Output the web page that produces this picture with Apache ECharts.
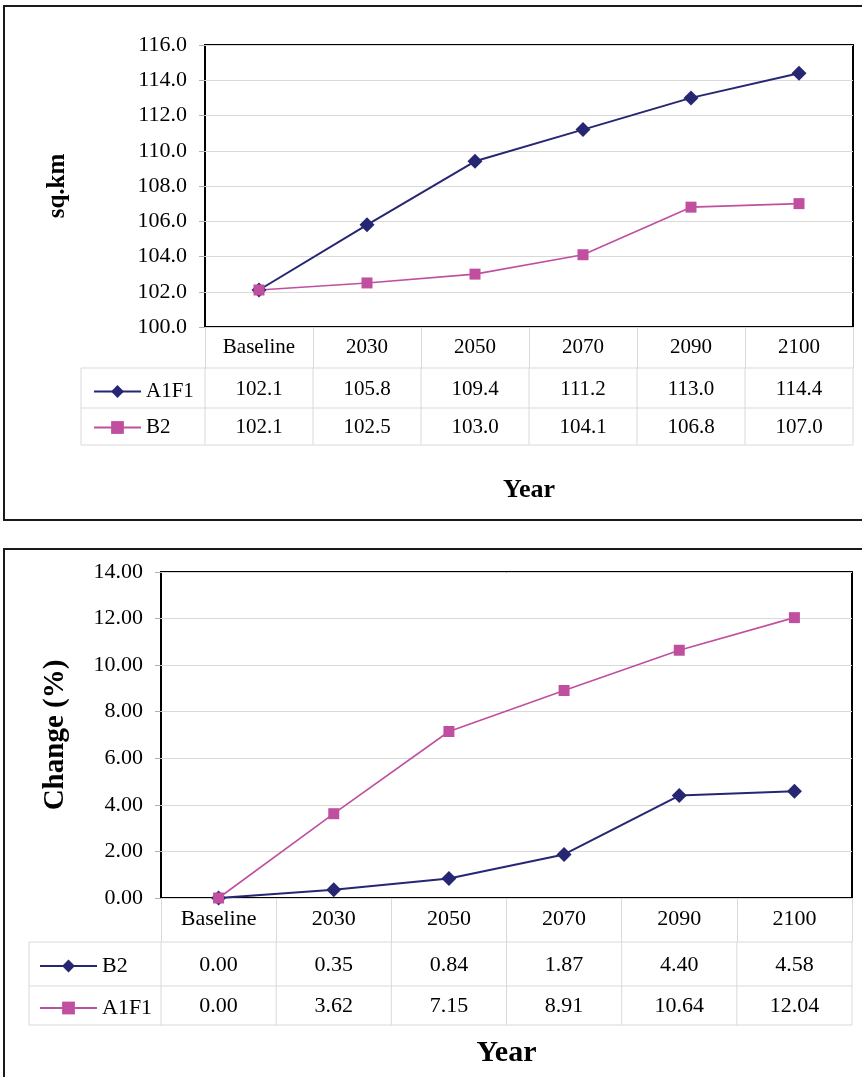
<!DOCTYPE html>
<html><head><meta charset="utf-8">
<script src="https://cdn.jsdelivr.net/npm/echarts@6/dist/echarts.min.js"></script>
<style>html,body{margin:0;padding:0;background:#fff}#c{width:862px;height:1077px}</style>
</head><body><div id="c"></div>
<script>
// ---- data ----
const categories = ['Baseline', '2030', '2050', '2070', '2090', '2100'];
const areaA1F1 = [102.1, 105.8, 109.4, 111.2, 113.0, 114.4];
const areaB2 = [102.1, 102.5, 103.0, 104.1, 106.8, 107.0];
const changeB2 = [0.00, 0.35, 0.84, 1.87, 4.40, 4.58];
const changeA1F1 = [0.00, 3.62, 7.15, 8.91, 10.64, 12.04];
const areaAxis = { min: 100, max: 116, interval: 2 };
const changeAxis = { min: 0, max: 14, interval: 2 };

// ---- style / layout ----
const NAVY = '#262673', MAG = '#c0509f', GRID = '#d9d9d9', FONT = '"Liberation Serif","Times New Roman",serif';
const G1 = { left: 205, top: 45, width: 648, height: 282 };
const G2 = { left: 161, top: 572, width: 691, height: 326 };
const T1 = { left: 81, lines: [368, 408, 445], fs: 21 };
const T2 = { left: 29, lines: [942, 986, 1025], fs: 22 };

const chart = echarts.init(document.getElementById('c'), null, { renderer: 'canvas' });

function xAxisCfg(gi, fs, tickLen, name, nameFs, nameGap) {
  return {
    type: 'category', gridIndex: gi, data: categories, boundaryGap: true,
    axisLine: { show: false },
    axisTick: { show: true, length: tickLen, interval: 0, lineStyle: { color: GRID, width: 1 } },
    axisLabel: { interval: 0, margin: 10, fontSize: fs, fontFamily: FONT, color: '#000' },
    name: name, nameLocation: 'middle', nameGap: nameGap,
    nameTextStyle: { fontSize: nameFs, fontWeight: 'bold', fontFamily: FONT, color: '#000' }
  };
}
function yAxisCfg(gi, ax, dec, name, nameFs, nameGap) {
  return {
    type: 'value', gridIndex: gi, min: ax.min, max: ax.max, interval: ax.interval,
    axisLine: { show: false },
    axisTick: { show: true, length: 6, lineStyle: { color: '#b0b0b0' } },
    axisLabel: { margin: 18, fontSize: 22, fontFamily: FONT, color: '#000', formatter: v => v.toFixed(dec) },
    splitLine: { show: true, lineStyle: { color: GRID, width: 1 } },
    name: name, nameLocation: 'middle', nameRotate: 90, nameGap: nameGap,
    nameTextStyle: { fontSize: nameFs, fontWeight: 'bold', fontFamily: FONT, color: '#000' }
  };
}
function lineSeries(name, xi, data, color, symbol) {
  const dia = symbol === 'diamond';
  return {
    name: name, type: 'line', xAxisIndex: xi, yAxisIndex: xi, data: data,
    symbol: symbol, symbolSize: dia ? 15 : 11, showSymbol: true,
    lineStyle: { color: color, width: dia ? 2 : 1.6 },
    itemStyle: { color: color, borderWidth: 0 },
    emphasis: { disabled: true }, animation: false
  };
}
function legendCfg(names, left, top, w, gap, fs) {
  return {
    orient: 'vertical', left: left, top: top, itemWidth: w, itemHeight: 16, itemGap: gap,
    selectedMode: false, data: names,
    formatter: n => n.split(' ')[0],
    textStyle: { fontSize: fs, fontFamily: FONT, color: '#000' }
  };
}

chart.setOption({
  animation: false,
  backgroundColor: '#fff',
  grid: [
    Object.assign({ show: true, borderColor: '#000', borderWidth: 2, containLabel: false }, G1),
    Object.assign({ show: true, borderColor: '#000', borderWidth: 2, containLabel: false }, G2)
  ],
  xAxis: [
    xAxisCfg(0, T1.fs, T1.lines[0] - (G1.top + G1.height), 'Year', 26, 150),
    xAxisCfg(1, T2.fs, T2.lines[0] - (G2.top + G2.height), 'Year', 30, 140)
  ],
  yAxis: [
    yAxisCfg(0, areaAxis, 1, 'sq.km', 25, 135),
    yAxisCfg(1, changeAxis, 2, 'Change (%)', 29, 91)
  ],
  legend: [
    legendCfg(['A1F1 area', 'B2 area'], 88, T1.lines[0] + 8, 47, 15, T1.fs),
    legendCfg(['B2 change', 'A1F1 change'], 34, T2.lines[0] + 8, 57, 20, T2.fs)
  ],
  series: [
    lineSeries('A1F1 area', 0, areaA1F1, NAVY, 'diamond'),
    lineSeries('B2 area', 0, areaB2, MAG, 'rect'),
    lineSeries('B2 change', 1, changeB2, NAVY, 'diamond'),
    lineSeries('A1F1 change', 1, changeA1F1, MAG, 'rect')
  ]
});

// ---- data tables below each plot ----
function tableGraphics(gi, G, T, rows, dec) {
  const els = [];
  const right = G.left + G.width;
  const colW = G.width / categories.length;
  T.lines.forEach(y => els.push({ type: 'line', shape: { x1: T.left, y1: y, x2: right, y2: y }, style: { stroke: GRID, lineWidth: 1 } }));
  els.push({ type: 'line', shape: { x1: T.left, y1: T.lines[0], x2: T.left, y2: T.lines[T.lines.length - 1] }, style: { stroke: GRID, lineWidth: 1 } });
  for (let k = 0; k <= categories.length; k++) {
    const x = G.left + k * colW;
    els.push({ type: 'line', shape: { x1: x, y1: T.lines[0], x2: x, y2: T.lines[T.lines.length - 1] }, style: { stroke: GRID, lineWidth: 1 } });
  }
  rows.forEach((vals, r) => {
    const yc = (T.lines[r] + T.lines[r + 1]) / 2 + 1;
    vals.forEach((v, i) => {
      const x = chart.convertToPixel({ xAxisIndex: gi }, i);
      els.push({ type: 'text', x: x, y: yc, style: { text: v.toFixed(dec), fontSize: T.fs, fontFamily: FONT, fill: '#000', align: 'center', verticalAlign: 'middle' } });
    });
  });
  return els;
}

const frames = [
  { type: 'rect', shape: { x: 4, y: 6, width: 900, height: 514 }, style: { fill: 'none', stroke: '#1a1a1a', lineWidth: 2 }, z: 0 },
  { type: 'rect', shape: { x: 4, y: 549, width: 900, height: 600 }, style: { fill: 'none', stroke: '#1a1a1a', lineWidth: 2 }, z: 0 }
];

chart.setOption({
  graphic: frames
    .concat(tableGraphics(0, G1, T1, [areaA1F1, areaB2], 1))
    .concat(tableGraphics(1, G2, T2, [changeB2, changeA1F1], 2))
});
</script>
</body></html>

-------

- [What you will do] Print the complete listing exactly, apart from any pictures.

- [Written solution]
Output the web page that produces this picture with Apache ECharts.
<!DOCTYPE html>
<html><head><meta charset="utf-8">
<script src="https://cdn.jsdelivr.net/npm/echarts@6/dist/echarts.min.js"></script>
<style>html,body{margin:0;padding:0;background:#fff}#c{width:862px;height:1077px}</style>
</head><body><div id="c"></div>
<script>
// ---- data ----
const categories = ['Baseline', '2030', '2050', '2070', '2090', '2100'];
const areaA1F1 = [102.1, 105.8, 109.4, 111.2, 113.0, 114.4];
const areaB2 = [102.1, 102.5, 103.0, 104.1, 106.8, 107.0];
const changeB2 = [0.00, 0.35, 0.84, 1.87, 4.40, 4.58];
const changeA1F1 = [0.00, 3.62, 7.15, 8.91, 10.64, 12.04];
const areaAxis = { min: 100, max: 116, interval: 2 };
const changeAxis = { min: 0, max: 14, interval: 2 };

// ---- style / layout ----
const NAVY = '#262673', MAG = '#c0509f', GRID = '#d9d9d9', FONT = '"Liberation Serif","Times New Roman",serif';
const G1 = { left: 205, top: 45, width: 648, height: 282 };
const G2 = { left: 161, top: 572, width: 691, height: 326 };
const T1 = { left: 81, lines: [368, 408, 445], fs: 21 };
const T2 = { left: 29, lines: [942, 986, 1025], fs: 22 };

const chart = echarts.init(document.getElementById('c'), null, { renderer: 'canvas' });

function xAxisCfg(gi, fs, tickLen, name, nameFs, nameGap) {
  return {
    type: 'category', gridIndex: gi, data: categories, boundaryGap: true,
    axisLine: { show: false },
    axisTick: { show: true, length: tickLen, interval: 0, lineStyle: { color: GRID, width: 1 } },
    axisLabel: { interval: 0, margin: 10, fontSize: fs, fontFamily: FONT, color: '#000' },
    name: name, nameLocation: 'middle', nameGap: nameGap,
    nameTextStyle: { fontSize: nameFs, fontWeight: 'bold', fontFamily: FONT, color: '#000' }
  };
}
function yAxisCfg(gi, ax, dec, name, nameFs, nameGap) {
  return {
    type: 'value', gridIndex: gi, min: ax.min, max: ax.max, interval: ax.interval,
    axisLine: { show: false },
    axisTick: { show: true, length: 6, lineStyle: { color: '#b0b0b0' } },
    axisLabel: { margin: 18, fontSize: 22, fontFamily: FONT, color: '#000', formatter: v => v.toFixed(dec) },
    splitLine: { show: true, lineStyle: { color: GRID, width: 1 } },
    name: name, nameLocation: 'middle', nameRotate: 90, nameGap: nameGap,
    nameTextStyle: { fontSize: nameFs, fontWeight: 'bold', fontFamily: FONT, color: '#000' }
  };
}
function lineSeries(name, xi, data, color, symbol) {
  const dia = symbol === 'diamond';
  return {
    name: name, type: 'line', xAxisIndex: xi, yAxisIndex: xi, data: data,
    symbol: symbol, symbolSize: dia ? 15 : 11, showSymbol: true,
    lineStyle: { color: color, width: dia ? 2 : 1.6 },
    itemStyle: { color: color, borderWidth: 0 },
    emphasis: { disabled: true }, animation: false
  };
}
function legendCfg(names, left, top, w, gap, fs) {
  return {
    orient: 'vertical', left: left, top: top, itemWidth: w, itemHeight: 16, itemGap: gap,
    selectedMode: false, data: names,
    formatter: n => n.split(' ')[0],
    textStyle: { fontSize: fs, fontFamily: FONT, color: '#000' }
  };
}

chart.setOption({
  animation: false,
  backgroundColor: '#fff',
  grid: [
    Object.assign({ show: true, borderColor: '#000', borderWidth: 2, containLabel: false }, G1),
    Object.assign({ show: true, borderColor: '#000', borderWidth: 2, containLabel: false }, G2)
  ],
  xAxis: [
    xAxisCfg(0, T1.fs, T1.lines[0] - (G1.top + G1.height), 'Year', 26, 150),
    xAxisCfg(1, T2.fs, T2.lines[0] - (G2.top + G2.height), 'Year', 30, 140)
  ],
  yAxis: [
    yAxisCfg(0, areaAxis, 1, 'sq.km', 25, 135),
    yAxisCfg(1, changeAxis, 2, 'Change (%)', 29, 91)
  ],
  legend: [
    legendCfg(['A1F1 area', 'B2 area'], 88, T1.lines[0] + 8, 47, 15, T1.fs),
    legendCfg(['B2 change', 'A1F1 change'], 34, T2.lines[0] + 8, 57, 20, T2.fs)
  ],
  series: [
    lineSeries('A1F1 area', 0, areaA1F1, NAVY, 'diamond'),
    lineSeries('B2 area', 0, areaB2, MAG, 'rect'),
    lineSeries('B2 change', 1, changeB2, NAVY, 'diamond'),
    lineSeries('A1F1 change', 1, changeA1F1, MAG, 'rect')
  ]
});

// ---- data tables below each plot ----
function tableGraphics(gi, G, T, rows, dec) {
  const els = [];
  const right = G.left + G.width;
  const colW = G.width / categories.length;
  T.lines.forEach(y => els.push({ type: 'line', shape: { x1: T.left, y1: y, x2: right, y2: y }, style: { stroke: GRID, lineWidth: 1 } }));
  els.push({ type: 'line', shape: { x1: T.left, y1: T.lines[0], x2: T.left, y2: T.lines[T.lines.length - 1] }, style: { stroke: GRID, lineWidth: 1 } });
  for (let k = 0; k <= categories.length; k++) {
    const x = G.left + k * colW;
    els.push({ type: 'line', shape: { x1: x, y1: T.lines[0], x2: x, y2: T.lines[T.lines.length - 1] }, style: { stroke: GRID, lineWidth: 1 } });
  }
  rows.forEach((vals, r) => {
    const yc = (T.lines[r] + T.lines[r + 1]) / 2 + 1;
    vals.forEach((v, i) => {
      const x = chart.convertToPixel({ xAxisIndex: gi }, i);
      els.push({ type: 'text', x: x, y: yc, style: { text: v.toFixed(dec), fontSize: T.fs, fontFamily: FONT, fill: '#000', align: 'center', verticalAlign: 'middle' } });
    });
  });
  return els;
}

const frames = [
  { type: 'rect', shape: { x: 4, y: 6, width: 900, height: 514 }, style: { fill: 'none', stroke: '#1a1a1a', lineWidth: 2 }, z: 0 },
  { type: 'rect', shape: { x: 4, y: 549, width: 900, height: 600 }, style: { fill: 'none', stroke: '#1a1a1a', lineWidth: 2 }, z: 0 }
];

chart.setOption({
  graphic: frames
    .concat(tableGraphics(0, G1, T1, [areaA1F1, areaB2], 1))
    .concat(tableGraphics(1, G2, T2, [changeB2, changeA1F1], 2))
});
</script>
</body></html>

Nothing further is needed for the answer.